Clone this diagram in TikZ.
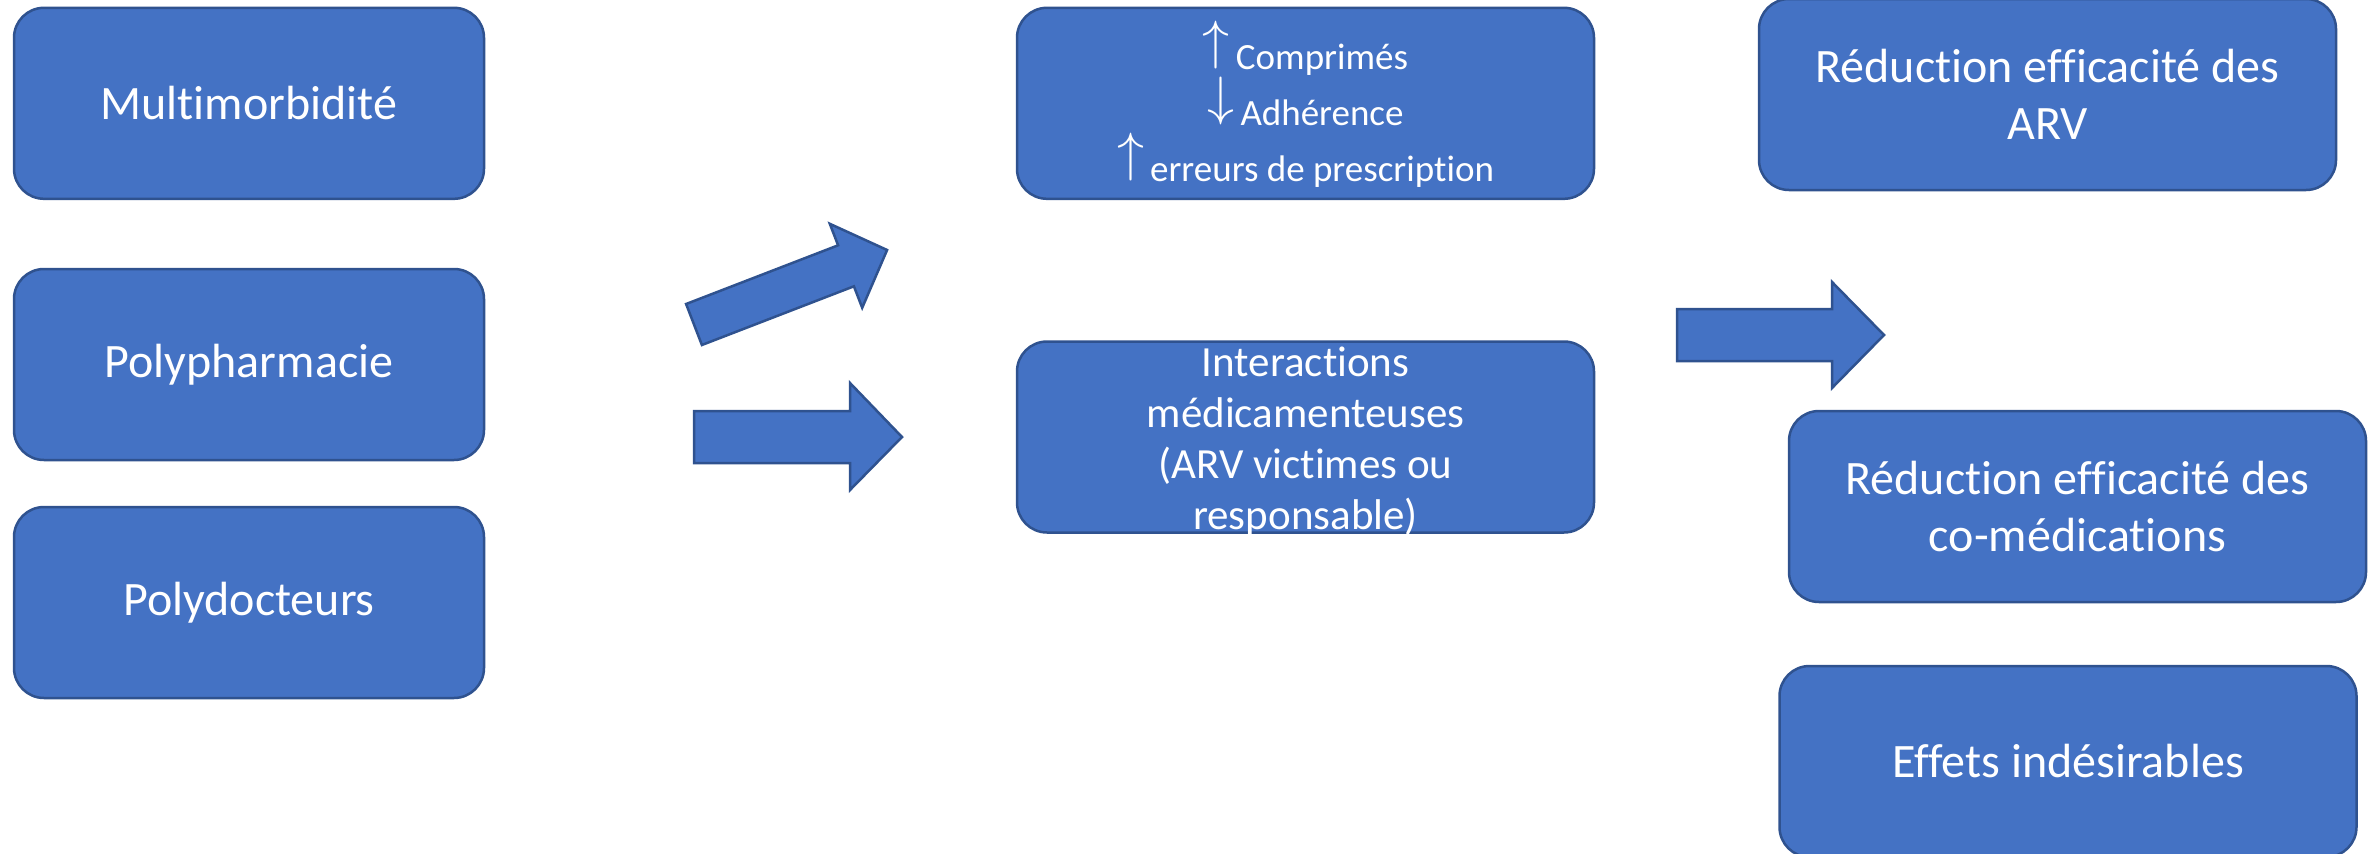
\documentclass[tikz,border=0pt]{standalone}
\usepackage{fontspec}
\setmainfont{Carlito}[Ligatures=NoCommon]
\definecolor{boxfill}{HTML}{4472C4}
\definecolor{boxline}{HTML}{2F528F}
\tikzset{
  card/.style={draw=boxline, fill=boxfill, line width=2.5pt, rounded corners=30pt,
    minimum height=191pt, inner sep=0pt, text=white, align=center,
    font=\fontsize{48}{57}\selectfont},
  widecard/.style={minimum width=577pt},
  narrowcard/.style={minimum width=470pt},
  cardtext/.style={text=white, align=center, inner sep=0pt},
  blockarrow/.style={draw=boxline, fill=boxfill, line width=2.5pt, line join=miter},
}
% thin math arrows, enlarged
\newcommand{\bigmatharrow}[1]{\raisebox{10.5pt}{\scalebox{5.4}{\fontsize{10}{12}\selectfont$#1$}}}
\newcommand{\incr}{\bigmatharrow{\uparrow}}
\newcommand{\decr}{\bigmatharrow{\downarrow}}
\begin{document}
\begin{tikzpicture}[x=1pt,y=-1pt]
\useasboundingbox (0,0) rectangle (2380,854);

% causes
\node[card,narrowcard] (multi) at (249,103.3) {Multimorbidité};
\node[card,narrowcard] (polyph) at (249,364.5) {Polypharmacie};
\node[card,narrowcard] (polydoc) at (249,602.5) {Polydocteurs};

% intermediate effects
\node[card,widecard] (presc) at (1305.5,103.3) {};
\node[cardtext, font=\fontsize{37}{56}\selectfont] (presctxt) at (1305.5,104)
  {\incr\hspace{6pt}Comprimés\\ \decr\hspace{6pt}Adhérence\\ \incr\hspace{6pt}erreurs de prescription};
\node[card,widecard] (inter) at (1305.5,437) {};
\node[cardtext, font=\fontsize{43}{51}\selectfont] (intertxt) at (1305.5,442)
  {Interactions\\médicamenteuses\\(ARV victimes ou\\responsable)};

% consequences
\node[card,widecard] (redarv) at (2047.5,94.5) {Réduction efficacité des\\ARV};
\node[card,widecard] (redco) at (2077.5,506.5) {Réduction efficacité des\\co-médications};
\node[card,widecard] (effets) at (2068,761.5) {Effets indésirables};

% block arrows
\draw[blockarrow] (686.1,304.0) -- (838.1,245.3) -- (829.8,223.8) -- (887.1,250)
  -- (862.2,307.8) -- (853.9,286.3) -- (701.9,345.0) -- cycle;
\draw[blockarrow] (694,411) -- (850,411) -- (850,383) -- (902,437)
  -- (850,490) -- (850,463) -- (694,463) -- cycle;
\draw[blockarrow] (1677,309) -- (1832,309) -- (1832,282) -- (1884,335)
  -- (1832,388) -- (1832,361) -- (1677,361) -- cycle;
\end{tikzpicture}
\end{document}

+ + +

*The problem*
Make an exact reproduction of the listing above, without any pictures.

*Exercise response*
Clone this diagram in TikZ.
\documentclass[tikz,border=0pt]{standalone}
\usepackage{fontspec}
\setmainfont{Carlito}[Ligatures=NoCommon]
\definecolor{boxfill}{HTML}{4472C4}
\definecolor{boxline}{HTML}{2F528F}
\tikzset{
  card/.style={draw=boxline, fill=boxfill, line width=2.5pt, rounded corners=30pt,
    minimum height=191pt, inner sep=0pt, text=white, align=center,
    font=\fontsize{48}{57}\selectfont},
  widecard/.style={minimum width=577pt},
  narrowcard/.style={minimum width=470pt},
  cardtext/.style={text=white, align=center, inner sep=0pt},
  blockarrow/.style={draw=boxline, fill=boxfill, line width=2.5pt, line join=miter},
}
% thin math arrows, enlarged
\newcommand{\bigmatharrow}[1]{\raisebox{10.5pt}{\scalebox{5.4}{\fontsize{10}{12}\selectfont$#1$}}}
\newcommand{\incr}{\bigmatharrow{\uparrow}}
\newcommand{\decr}{\bigmatharrow{\downarrow}}
\begin{document}
\begin{tikzpicture}[x=1pt,y=-1pt]
\useasboundingbox (0,0) rectangle (2380,854);

% causes
\node[card,narrowcard] (multi) at (249,103.3) {Multimorbidité};
\node[card,narrowcard] (polyph) at (249,364.5) {Polypharmacie};
\node[card,narrowcard] (polydoc) at (249,602.5) {Polydocteurs};

% intermediate effects
\node[card,widecard] (presc) at (1305.5,103.3) {};
\node[cardtext, font=\fontsize{37}{56}\selectfont] (presctxt) at (1305.5,104)
  {\incr\hspace{6pt}Comprimés\\ \decr\hspace{6pt}Adhérence\\ \incr\hspace{6pt}erreurs de prescription};
\node[card,widecard] (inter) at (1305.5,437) {};
\node[cardtext, font=\fontsize{43}{51}\selectfont] (intertxt) at (1305.5,442)
  {Interactions\\médicamenteuses\\(ARV victimes ou\\responsable)};

% consequences
\node[card,widecard] (redarv) at (2047.5,94.5) {Réduction efficacité des\\ARV};
\node[card,widecard] (redco) at (2077.5,506.5) {Réduction efficacité des\\co-médications};
\node[card,widecard] (effets) at (2068,761.5) {Effets indésirables};

% block arrows
\draw[blockarrow] (686.1,304.0) -- (838.1,245.3) -- (829.8,223.8) -- (887.1,250)
  -- (862.2,307.8) -- (853.9,286.3) -- (701.9,345.0) -- cycle;
\draw[blockarrow] (694,411) -- (850,411) -- (850,383) -- (902,437)
  -- (850,490) -- (850,463) -- (694,463) -- cycle;
\draw[blockarrow] (1677,309) -- (1832,309) -- (1832,282) -- (1884,335)
  -- (1832,388) -- (1832,361) -- (1677,361) -- cycle;
\end{tikzpicture}
\end{document}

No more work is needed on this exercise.